PROJECT CASE STUDY // 2024

Intelligent Model Recommendation

<1s latency

5x Catalog Expansion

The Challenge

As our experiment catalog grew, standard query methods became a bottleneck. We needed to analyze hundreds of meta-features (dataset characteristics + model architecture stats) to recommend the optimal model for a user’s specific task. Latency was degrading, and we needed a way to isolate client data logically without managing separate physical clusters for every tenant.

The Solution

I engineered a Vector Search System using Milvus as the core engine.

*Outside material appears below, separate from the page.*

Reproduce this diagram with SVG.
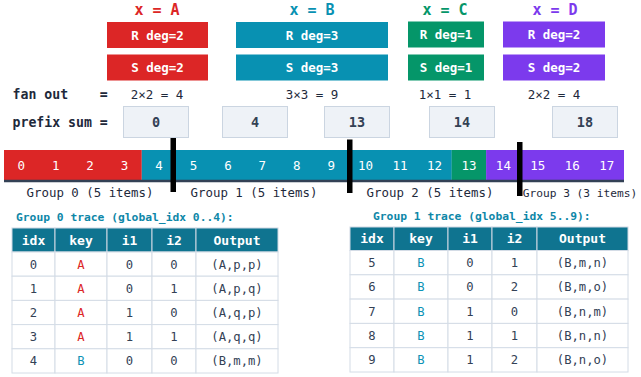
<svg xmlns="http://www.w3.org/2000/svg" width="641" height="377" viewBox="0 0 641 377">
<style>
text{font-family:"DejaVu Sans Mono","Liberation Mono",monospace}
.ttl{font-size:15px;font-weight:bold;text-anchor:middle}
.bx{font-size:12.5px;font-weight:bold;fill:#fff;text-anchor:middle}
.lbl{font-size:13.2px;font-weight:bold;fill:#1e293b}
.fo{font-size:12.5px;fill:#1e293b;text-anchor:middle}
.pb{fill:#eef2f7;stroke:#cbd5e1;stroke-width:1}
.pn{font-size:13.5px;font-weight:bold;fill:#334155;text-anchor:middle}
.cn{font-size:12.5px;fill:#fff;text-anchor:middle}
.gl{font-size:12.4px;fill:#1e293b;text-anchor:middle}
.tt{font-size:11.3px;font-weight:bold;fill:#0e87a8}
.th{fill:#0f7490;stroke:#cfd8e3;stroke-width:1}
.tht{font-size:13px;font-weight:bold;fill:#fff;text-anchor:middle}
.td{fill:#fff;stroke:#d4dce6;stroke-width:1}
.tdt{font-size:12.2px;fill:#334155;text-anchor:middle}
.ka{fill:#dc2626}
.kb{fill:#0e93b5}
.bar{fill:#000}
</style>
<g id="titles">
<text class="ttl" x="157" y="15" fill="#dc2626" xml:space="preserve">x = A</text>
<text class="ttl" x="312" y="15" fill="#0891b2" xml:space="preserve">x = B</text>
<text class="ttl" x="445" y="15" fill="#059669" xml:space="preserve">x = C</text>
<text class="ttl" x="555" y="15" fill="#7c3aed" xml:space="preserve">x = D</text>
</g>
<g id="nodeA">
<rect x="107" y="22" width="101" height="26" fill="#dc2626"/>
<text class="bx" x="157.5" y="39.5">R deg=2</text>
<rect x="107" y="54.5" width="101" height="26" fill="#dc2626"/>
<text class="bx" x="157.5" y="72">S deg=2</text>
</g>
<g id="nodeB">
<rect x="236" y="22" width="152" height="26" fill="#0891b2"/>
<text class="bx" x="312" y="39.5">R deg=3</text>
<rect x="236" y="54.5" width="152" height="26" fill="#0891b2"/>
<text class="bx" x="312" y="72">S deg=3</text>
</g>
<g id="nodeC">
<rect x="408" y="21.5" width="76" height="26" fill="#059669"/>
<text class="bx" x="446" y="39">R deg=1</text>
<rect x="408" y="54.5" width="76" height="26" fill="#059669"/>
<text class="bx" x="446" y="72">S deg=1</text>
</g>
<g id="nodeD">
<rect x="503" y="21.5" width="102" height="26" fill="#7c3aed"/>
<text class="bx" x="554" y="39">R deg=2</text>
<rect x="503" y="54.5" width="102" height="26" fill="#7c3aed"/>
<text class="bx" x="554" y="72">S deg=2</text>
</g>
<g id="fanout">
<text class="lbl" x="12.5" y="98.5" xml:space="preserve">fan out    =</text>
<text class="fo" x="157" y="98.5">2×2 = 4</text>
<text class="fo" x="312" y="98.5">3×3 = 9</text>
<text class="fo" x="445" y="98.5">1×1 = 1</text>
<text class="fo" x="554" y="98.5">2×2 = 4</text>
</g>
<g id="prefix">
<text class="lbl" x="12.5" y="127" xml:space="preserve">prefix sum =</text>
<rect class="pb" x="123.5" y="106.5" width="65" height="31"/>
<text class="pn" x="156" y="127">0</text>
<rect class="pb" x="222.5" y="106.5" width="65" height="31"/>
<text class="pn" x="255" y="127">4</text>
<rect class="pb" x="324.5" y="106.5" width="65" height="31"/>
<text class="pn" x="357" y="127">13</text>
<rect class="pb" x="429.5" y="106.5" width="65" height="31"/>
<text class="pn" x="462" y="127">14</text>
<rect class="pb" x="552.5" y="106.5" width="65" height="31"/>
<text class="pn" x="585" y="127">18</text>
</g>
<g id="indexbar">
<rect x="4" y="150" width="137.8" height="30.5" fill="#dc2626"/>
<rect x="141.8" y="150" width="310" height="30.5" fill="#0891b2"/>
<rect x="451.7" y="150" width="34.5" height="30.5" fill="#059669"/>
<rect x="486.1" y="150" width="137.9" height="30.5" fill="#7c3aed"/>
<line x1="4" y1="181" x2="624" y2="181" stroke="#334155" stroke-width="2.5"/>
<text class="cn" x="21.2" y="170">0</text>
<text class="cn" x="55.7" y="170">1</text>
<text class="cn" x="90.1" y="170">2</text>
<text class="cn" x="124.6" y="170">3</text>
<text class="cn" x="159" y="170">4</text>
<text class="cn" x="193.4" y="170">5</text>
<text class="cn" x="227.9" y="170">6</text>
<text class="cn" x="262.3" y="170">7</text>
<text class="cn" x="296.8" y="170">8</text>
<text class="cn" x="331.2" y="170">9</text>
<text class="cn" x="365.6" y="170">10</text>
<text class="cn" x="400.1" y="170">11</text>
<text class="cn" x="434.5" y="170">12</text>
<text class="cn" x="469" y="170">13</text>
<text class="cn" x="503.4" y="170">14</text>
<text class="cn" x="537.8" y="170">15</text>
<text class="cn" x="572.3" y="170">16</text>
<text class="cn" x="606.7" y="170">17</text>
<text class="gl" x="90" y="197">Group 0 (5 items)</text>
<text class="gl" x="254" y="197">Group 1 (5 items)</text>
<text class="gl" x="430" y="197">Group 2 (5 items)</text>
<text class="gl" x="580" y="197" style="font-size:11.2px">Group 3 (3 items)</text>
</g>
<g id="connectors">
<rect class="bar" x="170.5" y="138" width="5.5" height="54"/>
<rect class="bar" x="347" y="139.5" width="5.5" height="53.5"/>
<rect class="bar" x="517" y="142" width="5.5" height="54"/>
</g>
<g id="table0">
<text class="tt" x="16" y="221">Group 0 trace (global_idx 0..4):</text>
<rect class="th" x="12" y="228" width="43" height="24"/>
<rect class="th" x="55" y="228" width="52" height="24"/>
<rect class="th" x="107" y="228" width="45" height="24"/>
<rect class="th" x="152" y="228" width="44" height="24"/>
<rect class="th" x="196" y="228" width="82" height="24"/>
<text class="tht" x="33.5" y="244.5">idx</text>
<text class="tht" x="81" y="244.5">key</text>
<text class="tht" x="129.5" y="244.5">i1</text>
<text class="tht" x="174" y="244.5">i2</text>
<text class="tht" x="237" y="244.5">Output</text>
<g>
<rect class="td" x="12" y="252" width="43" height="24.2"/><rect class="td" x="55" y="252" width="52" height="24.2"/><rect class="td" x="107" y="252" width="45" height="24.2"/><rect class="td" x="152" y="252" width="44" height="24.2"/><rect class="td" x="196" y="252" width="82" height="24.2"/>
<rect class="td" x="12" y="276.2" width="43" height="24.2"/><rect class="td" x="55" y="276.2" width="52" height="24.2"/><rect class="td" x="107" y="276.2" width="45" height="24.2"/><rect class="td" x="152" y="276.2" width="44" height="24.2"/><rect class="td" x="196" y="276.2" width="82" height="24.2"/>
<rect class="td" x="12" y="300.4" width="43" height="24.2"/><rect class="td" x="55" y="300.4" width="52" height="24.2"/><rect class="td" x="107" y="300.4" width="45" height="24.2"/><rect class="td" x="152" y="300.4" width="44" height="24.2"/><rect class="td" x="196" y="300.4" width="82" height="24.2"/>
<rect class="td" x="12" y="324.6" width="43" height="24.2"/><rect class="td" x="55" y="324.6" width="52" height="24.2"/><rect class="td" x="107" y="324.6" width="45" height="24.2"/><rect class="td" x="152" y="324.6" width="44" height="24.2"/><rect class="td" x="196" y="324.6" width="82" height="24.2"/>
<rect class="td" x="12" y="348.8" width="43" height="24.2"/><rect class="td" x="55" y="348.8" width="52" height="24.2"/><rect class="td" x="107" y="348.8" width="45" height="24.2"/><rect class="td" x="152" y="348.8" width="44" height="24.2"/><rect class="td" x="196" y="348.8" width="82" height="24.2"/>
</g>
<text class="tdt" x="33.5" y="268.5">0</text><text class="tdt ka" x="81" y="268.5">A</text><text class="tdt" x="129.5" y="268.5">0</text><text class="tdt" x="174" y="268.5">0</text><text class="tdt" x="237" y="268.5">(A,p,p)</text>
<text class="tdt" x="33.5" y="292.7">1</text><text class="tdt ka" x="81" y="292.7">A</text><text class="tdt" x="129.5" y="292.7">0</text><text class="tdt" x="174" y="292.7">1</text><text class="tdt" x="237" y="292.7">(A,p,q)</text>
<text class="tdt" x="33.5" y="316.9">2</text><text class="tdt ka" x="81" y="316.9">A</text><text class="tdt" x="129.5" y="316.9">1</text><text class="tdt" x="174" y="316.9">0</text><text class="tdt" x="237" y="316.9">(A,q,p)</text>
<text class="tdt" x="33.5" y="341.1">3</text><text class="tdt ka" x="81" y="341.1">A</text><text class="tdt" x="129.5" y="341.1">1</text><text class="tdt" x="174" y="341.1">1</text><text class="tdt" x="237" y="341.1">(A,q,q)</text>
<text class="tdt" x="33.5" y="365.3">4</text><text class="tdt kb" x="81" y="365.3">B</text><text class="tdt" x="129.5" y="365.3">0</text><text class="tdt" x="174" y="365.3">0</text><text class="tdt" x="237" y="365.3">(B,m,m)</text>
</g>
<g id="table1">
<text class="tt" x="373" y="220">Group 1 trace (global_idx 5..9):</text>
<rect class="th" x="350" y="227" width="44" height="23.5"/>
<rect class="th" x="394" y="227" width="54" height="23.5"/>
<rect class="th" x="448" y="227" width="44" height="23.5"/>
<rect class="th" x="492" y="227" width="45" height="23.5"/>
<rect class="th" x="537" y="227" width="91" height="23.5"/>
<text class="tht" x="372" y="243">idx</text>
<text class="tht" x="421" y="243">key</text>
<text class="tht" x="470" y="243">i1</text>
<text class="tht" x="514.5" y="243">i2</text>
<text class="tht" x="582.5" y="243">Output</text>
<g>
<rect class="td" x="350" y="250.5" width="44" height="24.3"/><rect class="td" x="394" y="250.5" width="54" height="24.3"/><rect class="td" x="448" y="250.5" width="44" height="24.3"/><rect class="td" x="492" y="250.5" width="45" height="24.3"/><rect class="td" x="537" y="250.5" width="91" height="24.3"/>
<rect class="td" x="350" y="274.8" width="44" height="24.3"/><rect class="td" x="394" y="274.8" width="54" height="24.3"/><rect class="td" x="448" y="274.8" width="44" height="24.3"/><rect class="td" x="492" y="274.8" width="45" height="24.3"/><rect class="td" x="537" y="274.8" width="91" height="24.3"/>
<rect class="td" x="350" y="299.1" width="44" height="24.3"/><rect class="td" x="394" y="299.1" width="54" height="24.3"/><rect class="td" x="448" y="299.1" width="44" height="24.3"/><rect class="td" x="492" y="299.1" width="45" height="24.3"/><rect class="td" x="537" y="299.1" width="91" height="24.3"/>
<rect class="td" x="350" y="323.4" width="44" height="24.3"/><rect class="td" x="394" y="323.4" width="54" height="24.3"/><rect class="td" x="448" y="323.4" width="44" height="24.3"/><rect class="td" x="492" y="323.4" width="45" height="24.3"/><rect class="td" x="537" y="323.4" width="91" height="24.3"/>
<rect class="td" x="350" y="347.7" width="44" height="24.3"/><rect class="td" x="394" y="347.7" width="54" height="24.3"/><rect class="td" x="448" y="347.7" width="44" height="24.3"/><rect class="td" x="492" y="347.7" width="45" height="24.3"/><rect class="td" x="537" y="347.7" width="91" height="24.3"/>
</g>
<text class="tdt" x="372" y="267">5</text><text class="tdt kb" x="421" y="267">B</text><text class="tdt" x="470" y="267">0</text><text class="tdt" x="514.5" y="267">1</text><text class="tdt" x="582.5" y="267">(B,m,n)</text>
<text class="tdt" x="372" y="291.3">6</text><text class="tdt kb" x="421" y="291.3">B</text><text class="tdt" x="470" y="291.3">0</text><text class="tdt" x="514.5" y="291.3">2</text><text class="tdt" x="582.5" y="291.3">(B,m,o)</text>
<text class="tdt" x="372" y="315.6">7</text><text class="tdt kb" x="421" y="315.6">B</text><text class="tdt" x="470" y="315.6">1</text><text class="tdt" x="514.5" y="315.6">0</text><text class="tdt" x="582.5" y="315.6">(B,n,m)</text>
<text class="tdt" x="372" y="339.9">8</text><text class="tdt kb" x="421" y="339.9">B</text><text class="tdt" x="470" y="339.9">1</text><text class="tdt" x="514.5" y="339.9">1</text><text class="tdt" x="582.5" y="339.9">(B,n,n)</text>
<text class="tdt" x="372" y="364.2">9</text><text class="tdt kb" x="421" y="364.2">B</text><text class="tdt" x="470" y="364.2">1</text><text class="tdt" x="514.5" y="364.2">2</text><text class="tdt" x="582.5" y="364.2">(B,n,o)</text>
</g>
</svg>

Fingerprinting Pipeline: Built an automated pipeline to convert arbitrary DataLoaders and Model Graphs into dense vector representations.
Two-Stage Retrieval:
- Stage 1 (ANN): Rapid approximate nearest neighbor search to funnel down the search space
- Stage 2 (Re-ranking): A fine-grained statistical scoring layer to select the highest-performing candidate based on historical performance metrics.
Logical Isolation: Implemented a partition strategy that routes queries to client-specific shards, ensuring data privacy while maintaining a shared infrastructure.

The Impact

The system achieved sub-second retrieval latency (< 800ms) while handling a 5x expansion in the experiment catalog. It now serves as the backbone for the automated modeling workflow, allowing users to receive architecture recommendations instantly.